▶ What you have to do: Transcribe every line from the top down to the line with "import plotly.graph_objects as go", both ends included, but not the pictures.
:::::
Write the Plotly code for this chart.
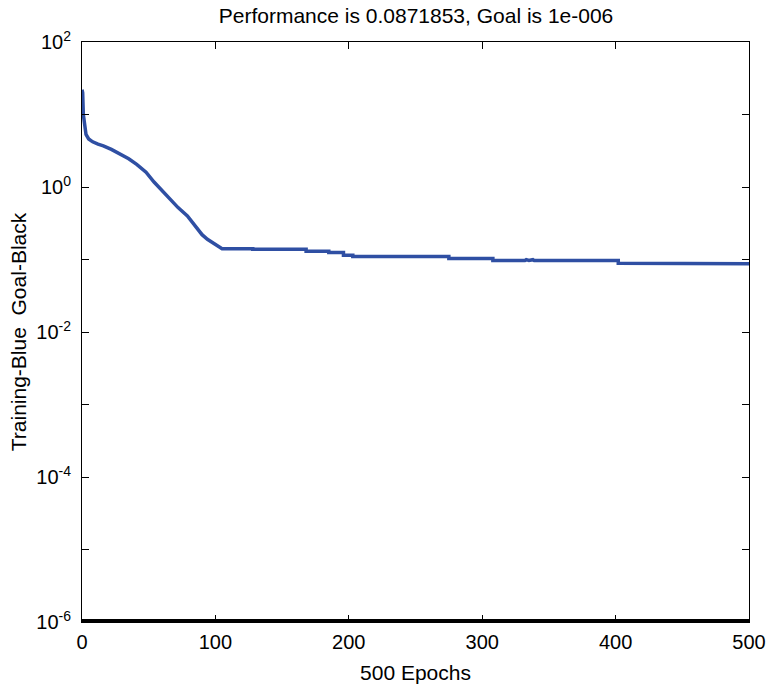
import plotly.graph_objects as go

# Training performance
epochs = [0, 0.5, 1, 2, 3, 5, 8, 12, 16, 22, 29, 35, 41, 48, 54, 60, 66, 72, 79, 86, 90, 94, 100, 105,
          128, 128, 168, 168, 185, 185, 196, 196, 203, 203, 275, 275, 308, 308, 332, 333, 335, 338, 339, 341,
          402, 402, 500]
perf = [22, 20, 10, 6.5, 5.3, 4.6, 4.2, 3.9, 3.7, 3.3, 2.85, 2.45, 2.05, 1.6, 1.17, 0.9, 0.68, 0.52, 0.40,
        0.27, 0.22, 0.19, 0.16, 0.141,
        0.141, 0.139, 0.139, 0.130, 0.130, 0.125, 0.125, 0.114, 0.114, 0.110, 0.110, 0.103, 0.103, 0.097,
        0.097, 0.0995, 0.097, 0.0995, 0.097, 0.097,
        0.097, 0.0885, 0.0872]

goal_epochs = [0, 500]
goal = [1e-6, 1e-6]

y_tickvals = [1e2, 1e0, 1e-2, 1e-4, 1e-6]
y_ticktext = ["10<sup>2</sup>", "10<sup>0</sup>", "10<sup>-2</sup>", "10<sup>-4</sup>", "10<sup>-6</sup>"]
y_minor_tickvals = [1e1, 1e-1, 1e-3, 1e-5]
x_tickvals = [0, 100, 200, 300, 400, 500]

fig = go.Figure()
fig.add_trace(go.Scatter(x=goal_epochs, y=goal, mode="lines",
                         line=dict(color="black", width=6), showlegend=False))
fig.add_trace(go.Scatter(x=epochs, y=perf, mode="lines",
                         line=dict(color="#2F4FA3", width=3.5), showlegend=False))

font_family = "Liberation Sans, Arial, sans-serif"
fig.update_layout(
    width=771, height=687,
    margin=dict(l=82, r=22, t=42, b=65),
    paper_bgcolor="white", plot_bgcolor="white",
    font=dict(family=font_family, color="black", size=20),
    title=dict(text="Performance is 0.0871853, Goal is 1e-006", x=416 / 771, xanchor="center",
               y=1 - 16 / 687, yanchor="middle", font=dict(size=21, family=font_family, color="black")),
)
fig.update_xaxes(range=[0, 500], tickvals=x_tickvals, ticks="inside", ticklen=7, tickcolor="black",
                 showline=True, linecolor="black", linewidth=1, mirror="allticks", showgrid=False,
                 zeroline=False, tickfont=dict(size=20), ticklabelstandoff=2, automargin=False,
                 title=dict(text="500 Epochs", font=dict(size=21), standoff=13))
fig.update_yaxes(type="log", range=[-6, 2], tickvals=y_tickvals, ticktext=y_ticktext,
                 ticks="inside", ticklen=7, tickcolor="black",
                 minor=dict(tickvals=y_minor_tickvals, ticks="inside", ticklen=7, tickcolor="black",
                            showgrid=False),
                 showline=True, linecolor="black", linewidth=1, mirror="allticks", showgrid=False,
                 zeroline=False, tickfont=dict(size=20), ticklabelstandoff=6, automargin=False,
                 title=dict(text="Training-Blue&nbsp; Goal-Black", font=dict(size=21), standoff=3))

fig.write_html("out.html", config={"displayModeBar": False},
               post_script="document.body.style.margin='0px';")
:::::
▶ Result of the task:
Write the Plotly code for this chart.
import plotly.graph_objects as go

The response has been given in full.